Inline citations are source references embedded directly in the answer text. They are useful because they tie a claim to a source at the exact point where the claim is made in source attribution.
Why they matter
Inline citations reduce ambiguity and help users inspect the evidence immediately.
The point is proximity. The source is easier to trust when the reference sits right next to the claim.
For example, Ajey may want an AwesomeShoes Co. size claim to appear with an inline citation so the reader can verify it without leaving the sentence. The claim and the evidence stay together, which makes checking easier.
What helps
- Short, verifiable claims.
- Clear source pages.
- Claims that map directly to a passage.
What hurts
- Long claims that are hard to match.
- Sources with vague wording.
- Citations that do not actually support the sentence.
For AEO
Make the source easy to verify so the engine can cite it precisely. Clear source text makes inline citation more likely and improves citations quality.
Inline citation reliability factors
High-quality inline citations usually require:
- Claims with clear factual boundaries.
- Source passages that directly support each claim.
- Consistent entity and terminology mapping.
- Minimal ambiguity in comparative statements.
This reduces mismatch risk between cited text and answer claim.
Common failure patterns
- Citation attached to a broad page without matching passage.

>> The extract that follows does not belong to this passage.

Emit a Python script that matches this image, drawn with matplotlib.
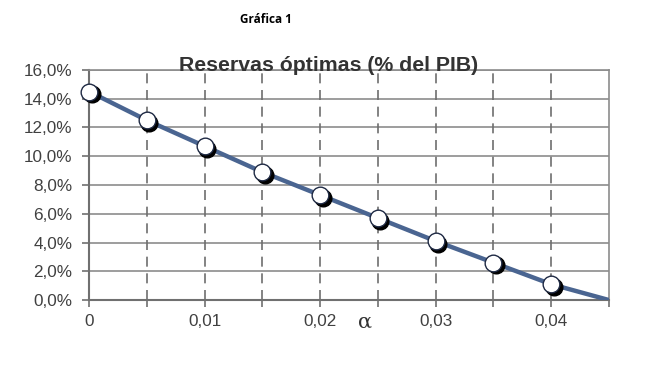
import matplotlib
matplotlib.use('Agg')
import matplotlib.pyplot as plt
import matplotlib.transforms as mtransforms
import numpy as np

# datos
alpha = [0, 0.005, 0.01, 0.015, 0.02, 0.025, 0.03, 0.035, 0.04, 0.045]
reservas = [14.5, 12.5, 10.7, 8.9, 7.3, 5.7, 4.1, 2.6, 1.1, 0.0]
n_marcas = 9  # el ultimo punto (0.045) no lleva marcador

x_ticks = [0, 0.005, 0.01, 0.015, 0.02, 0.025, 0.03, 0.035, 0.04, 0.045]
x_tick_labels = ['0', '', '0,01', '', '0,02', '', '0,03', '', '0,04', '']
y_ticks = [0, 2, 4, 6, 8, 10, 12, 14, 16]
y_tick_labels = ['%.1f%%' % v for v in y_ticks]
y_tick_labels = [s.replace('.', ',') for s in y_tick_labels]

plt.rcParams['font.family'] = ['Liberation Sans', 'DejaVu Sans']

fig = plt.figure(figsize=(6.56, 3.7), dpi=100)
ax = fig.add_axes([0.1357, 0.189, 0.7927, 0.622])

ax.set_xlim(0, 0.045)
ax.set_ylim(0, 16)

# rejilla
for y in y_ticks:
    ax.axhline(y, color='#8c8c8c', lw=1.2, zorder=1)
for x in x_ticks[1:-1]:
    ax.axvline(x, color='#6e6e6e', lw=1.2, ls=(0, (6, 4)), zorder=1)

linea = '#4a6591'
ax.plot(alpha, reservas, color=linea, lw=3.2, zorder=3, solid_capstyle='butt')

# sombra de los marcadores
sombra = mtransforms.offset_copy(ax.transData, fig=fig, x=1.8, y=-1.8, units='points')
ax.plot(alpha[:n_marcas], reservas[:n_marcas], 'o', ms=12, color='black',
        transform=sombra, zorder=4, clip_on=False)
ax.plot(alpha[:n_marcas], reservas[:n_marcas], 'o', ms=12, mfc='white',
        mec='#1f2a44', mew=1.0, zorder=5, clip_on=False)

ax.set_xticks(x_ticks)
ax.set_xticklabels(x_tick_labels)
ax.set_yticks(y_ticks)
ax.set_yticklabels(y_tick_labels)
ax.tick_params(axis='both', direction='out', length=5, width=1.2, color='#707070',
               labelsize=12.3, labelcolor='#404040')
ax.tick_params(axis='x', pad=5)
ax.tick_params(axis='y', pad=7)

for lado in ['top', 'right']:
    ax.spines[lado].set_color('#8c8c8c')
    ax.spines[lado].set_linewidth(1.2)
for lado in ['left', 'bottom']:
    ax.spines[lado].set_color('#707070')
    ax.spines[lado].set_linewidth(1.5)

ax.text(0.4615, 0.995, 'Reservas óptimas (% del PIB)', transform=ax.transAxes,
        ha='center', va='baseline', fontsize=15.3, fontweight='bold', color='#333333')
ax.text(0.53, -0.055, 'α', transform=ax.transAxes, ha='center', va='top',
        fontsize=15, color='#333333', family=['DejaVu Serif'])

fig.text(0.4055, 0.946, 'Gráfica 1', ha='center', va='center', fontsize=8.5,
         fontweight='bold', family=['Open Sans', 'DejaVu Sans'])

fig.savefig('out.png', dpi=100)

- Claim phrasing stronger than source evidence.
- Missing qualifiers in source text.
- Multiple pages with conflicting statements.
Quality checks
- Can each cited claim be verified in one source section?
- Are critical qualifiers present in both claim and source?
- Is citation precision improving after passage edits?
- Are unsupported claims being removed or rewritten?
Inline citation quality depends on passage-level evidence alignment and reference sources integrity.